While the oven was pre-heating, I did some research on mooncakes. They are to the Mid-Autumn Festival what turkey is to Thanksgiving: indispensable (unless, of course, you're my mother). Friends and relatives offer them to each other as they admire the harvest moon. They are about the size of a Burger King single hamburger and are usually eaten in small wedges accompanied by Chinese tea. A thin crust surrounds a thick filling -- traditionally made from lotus seed paste but Kathy made a lemon-colored yellow bean paste.
My salivary glands did not react positively to the expression "yellow bean paste" but the oven was still pre-heating so I read on. Mooncakes are considered a delicacy; production is labor-intensive and few people make them at home (emphasis mine). Most mooncakes are bought at Asian markets and bakeries. The price of mooncakes usually ranges from $10 to $50 (in US dollars) for a box of four although cheaper and more expensive mooncakes can also be found.

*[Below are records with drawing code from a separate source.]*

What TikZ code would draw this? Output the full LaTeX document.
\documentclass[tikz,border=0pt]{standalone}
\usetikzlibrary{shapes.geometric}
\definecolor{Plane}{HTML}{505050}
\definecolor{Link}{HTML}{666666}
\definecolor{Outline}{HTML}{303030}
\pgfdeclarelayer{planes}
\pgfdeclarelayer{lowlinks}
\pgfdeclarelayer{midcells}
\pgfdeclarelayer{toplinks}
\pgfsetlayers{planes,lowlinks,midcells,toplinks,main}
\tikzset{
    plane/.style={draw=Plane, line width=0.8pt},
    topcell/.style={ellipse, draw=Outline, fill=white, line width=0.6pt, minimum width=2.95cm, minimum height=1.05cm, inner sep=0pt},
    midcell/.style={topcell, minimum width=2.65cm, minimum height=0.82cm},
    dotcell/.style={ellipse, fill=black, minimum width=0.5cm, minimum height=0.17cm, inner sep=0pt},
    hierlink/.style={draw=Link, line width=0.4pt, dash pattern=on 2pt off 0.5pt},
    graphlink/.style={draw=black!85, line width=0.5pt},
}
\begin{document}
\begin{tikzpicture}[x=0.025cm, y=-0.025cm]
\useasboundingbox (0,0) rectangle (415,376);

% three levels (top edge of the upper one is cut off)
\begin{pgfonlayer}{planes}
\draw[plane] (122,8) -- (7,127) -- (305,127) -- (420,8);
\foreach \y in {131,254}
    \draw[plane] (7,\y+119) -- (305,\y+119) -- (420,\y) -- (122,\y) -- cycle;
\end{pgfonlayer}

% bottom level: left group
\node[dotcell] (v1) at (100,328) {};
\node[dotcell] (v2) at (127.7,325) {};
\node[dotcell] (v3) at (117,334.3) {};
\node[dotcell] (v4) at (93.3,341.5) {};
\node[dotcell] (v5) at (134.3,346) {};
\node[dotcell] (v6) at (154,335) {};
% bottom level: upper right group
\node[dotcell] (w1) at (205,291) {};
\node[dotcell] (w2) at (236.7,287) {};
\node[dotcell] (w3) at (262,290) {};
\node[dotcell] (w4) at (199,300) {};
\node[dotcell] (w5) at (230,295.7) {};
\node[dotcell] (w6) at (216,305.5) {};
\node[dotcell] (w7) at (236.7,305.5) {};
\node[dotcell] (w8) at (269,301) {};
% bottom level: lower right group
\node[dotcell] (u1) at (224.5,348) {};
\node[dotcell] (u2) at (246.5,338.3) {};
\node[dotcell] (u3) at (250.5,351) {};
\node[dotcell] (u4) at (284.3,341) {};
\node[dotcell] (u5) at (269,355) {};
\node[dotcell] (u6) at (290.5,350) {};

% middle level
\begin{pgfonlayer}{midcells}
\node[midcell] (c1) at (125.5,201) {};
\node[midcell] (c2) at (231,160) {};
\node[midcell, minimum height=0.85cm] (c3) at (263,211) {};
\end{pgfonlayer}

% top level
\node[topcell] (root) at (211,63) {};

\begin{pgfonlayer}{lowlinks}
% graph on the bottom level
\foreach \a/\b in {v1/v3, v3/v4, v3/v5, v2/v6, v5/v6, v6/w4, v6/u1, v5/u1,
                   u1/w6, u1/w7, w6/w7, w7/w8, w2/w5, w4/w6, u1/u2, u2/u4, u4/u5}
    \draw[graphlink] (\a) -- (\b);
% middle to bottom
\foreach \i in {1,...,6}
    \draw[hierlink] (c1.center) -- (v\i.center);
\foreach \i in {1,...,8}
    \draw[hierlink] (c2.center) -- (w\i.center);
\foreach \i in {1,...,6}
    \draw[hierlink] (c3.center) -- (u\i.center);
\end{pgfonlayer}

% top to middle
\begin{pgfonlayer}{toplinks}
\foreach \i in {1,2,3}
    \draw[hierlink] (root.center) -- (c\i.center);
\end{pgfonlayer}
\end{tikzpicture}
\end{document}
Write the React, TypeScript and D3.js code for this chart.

Since sweet Kathy had gone to all that trouble, of course I had to eat at least one of those mooncakes. The flaky crust melted in my mouth and that bean paste was pretty darn tasty. Matt had one for breakfast and eschewed the dainty wedge approach. We'll split the third one at the height of Super Typhoon Melor, but maybe you'd better not mention this to Matt in case it goes missing between now and then.
Monday, October 5, 2009
Saturday, October 3, 2009
The diehard fans - that would be four mothers along with any father whose ship happens to be in port this weekend - inclined toward giddiness as the clock ticked down. Was it simply reluctance to separate themselves from the glow of their sons' first gridiron triumph which caused them to linger in the bleachers and admire the full moon's reflection in Tokyo Bay? Surely they were not trying to avoid all the traffic associated with the Navy Ball or wondering why the base scheduled that event during a Seventh Fleet deployment.